Recently, I wrote about my personal spending getting away from me because I wasn’t setting aside time to “Observe My Money”.
Once the problem surfaced, I deep-dived (dove?) into where it was all going and discovered an obnoxious amount of money being spent on dinners out.
Interesting. The symptom is spending too much. The problem is eating out too much.
But that’s not the ROOT problem.
It didn’t dawn on me until I was talking about it with my wife this weekend, trying to figure out alternatives to eating out, and then it dawned on me…
The ROOT problem was being bored with our at-home dinners.
We both work hard and don’t want to put too much effort into dinner when we get home.
So our dinners trend towards one-pot meals with some form of ground meat.
We found some we liked and neither of us really needs variety in our meals, so we’ve cooked the same 5 or 6 dinners for the last 12 months.
It was fine…until it wasn’t.
What we realized was that eating out was actually avoidance behavior because we were sick of our dinners.
Ah ha!
So this weekend, we dug up some equally simple, but tasty dinners to cook, which we’re trying out this week.

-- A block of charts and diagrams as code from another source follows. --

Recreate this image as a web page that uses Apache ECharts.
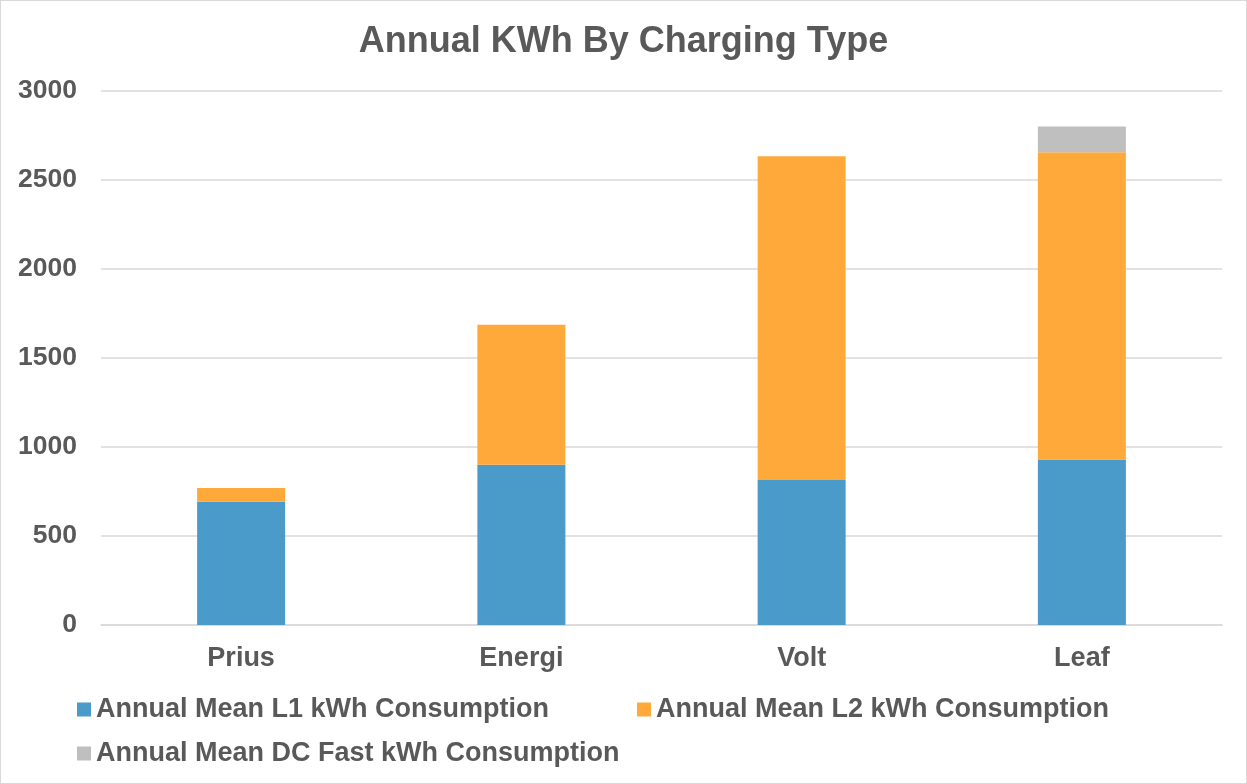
<!DOCTYPE html>
<html><head><meta charset="utf-8">
<script src="https://cdn.jsdelivr.net/npm/echarts@6/dist/echarts.min.js"></script>
<style>html,body{margin:0;padding:0;background:#fff}#c{width:1247px;height:784px;box-sizing:border-box;border:1px solid #d9d9d9}</style>
</head><body><div id="c"></div>
<script>
const categories = ['Prius', 'Energi', 'Volt', 'Leaf'];
const l1Values = [693, 900, 814, 930];
const l2Values = [77, 787, 1819, 1726];
const dcValues = [0, 0, 0, 145];
const seriesNames = ['Annual Mean L1 kWh Consumption', 'Annual Mean L2 kWh Consumption', 'Annual Mean DC Fast kWh Consumption'];
const colors = ['#4a9bca', '#ffa93b', '#bfbfbf'];
const yTicks = [0, 500, 1000, 1500, 2000, 2500, 3000];

const font = 'Liberation Sans, Arial, sans-serif';
const textColor = '#595959';
const chart = echarts.init(document.getElementById('c'));
const legendText = {fontFamily: font, fontWeight: 'bold', fontSize: 27, color: textColor};
const mkLegend = (name, left, top) => ({
  data: [name], left, top, icon: 'rect', itemWidth: 14, itemHeight: 14, itemGap: 0,
  textStyle: legendText, padding: 0, selectedMode: false
});
chart.setOption({
  animation: false,
  color: colors,
  title: {
    text: 'Annual KWh By Charging Type', left: 'center', top: 18,
    textStyle: {fontFamily: font, fontWeight: 'bold', fontSize: 36, color: textColor}
  },
  legend: [
    mkLegend(seriesNames[0], 76, 695),
    mkLegend(seriesNames[1], 636, 695),
    mkLegend(seriesNames[2], 76, 739)
  ],
  grid: {left: 100, right: 24, top: 90, bottom: 158, containLabel: false},
  xAxis: {
    type: 'category', data: categories,
    axisLine: {lineStyle: {color: '#d9d9d9', width: 1.5}},
    axisTick: {show: false},
    axisLabel: {fontFamily: font, fontWeight: 'bold', fontSize: 27, color: textColor, margin: 20}
  },
  yAxis: {
    type: 'value', min: 0, max: 3000, interval: 500,
    axisLine: {show: false}, axisTick: {show: false},
    splitLine: {lineStyle: {color: '#d9d9d9', width: 1.5}},
    axisLabel: {fontFamily: font, fontWeight: 'bold', fontSize: 26.5, color: textColor, margin: 24,
      formatter: v => yTicks.includes(v) ? String(v) : ''}
  },
  series: [
    {name: seriesNames[0], type: 'bar', stack: 't', data: l1Values, barWidth: 88},
    {name: seriesNames[1], type: 'bar', stack: 't', data: l2Values, barWidth: 88},
    {name: seriesNames[2], type: 'bar', stack: 't', data: dcValues, barWidth: 88}
  ]
});
</script></body></html>
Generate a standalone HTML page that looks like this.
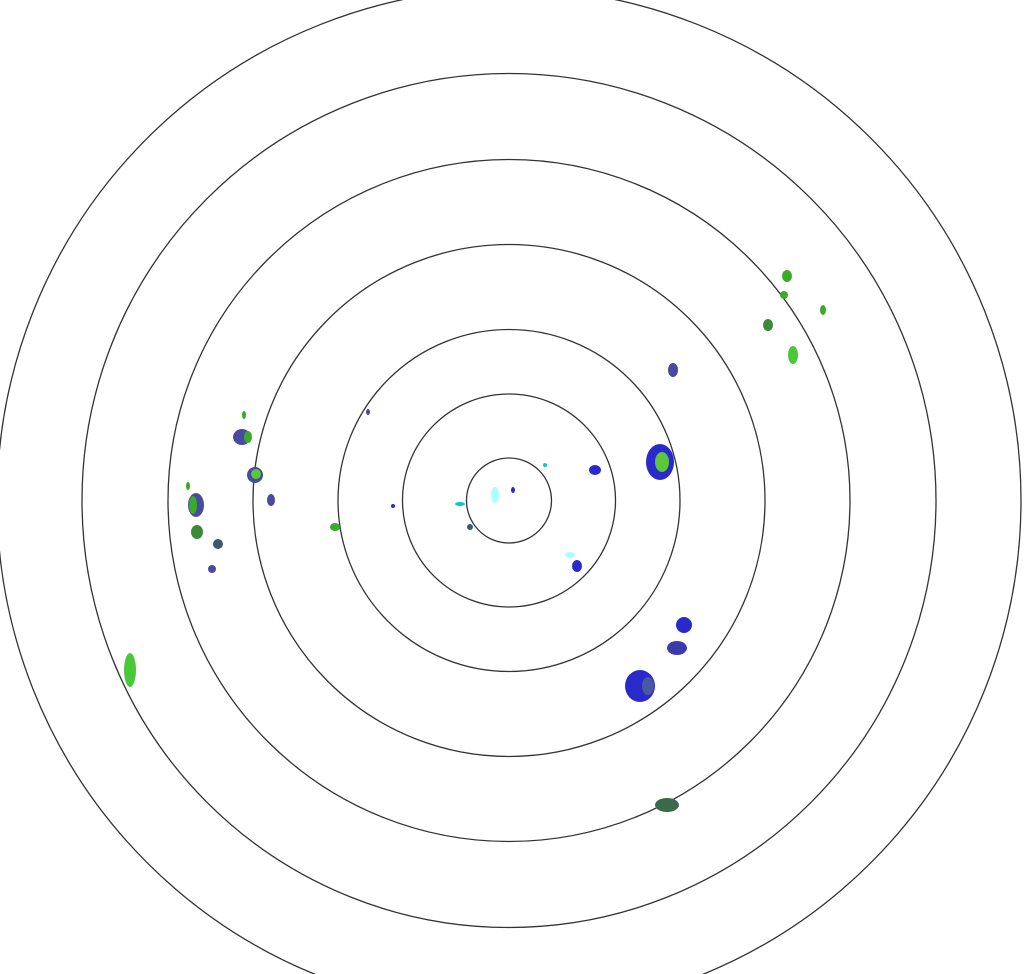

We’ve got 5 dinners at home planned out this week with groceries already purchased.
Until we find the ROOT problem (which is never the first thing you see), it’s very difficult to produce the right solution.
The solution won’t always be as easy as finding new recipes and buying groceries, but until we’re solving for the ROOT problem and not the symptom, we’ll never get on the right track.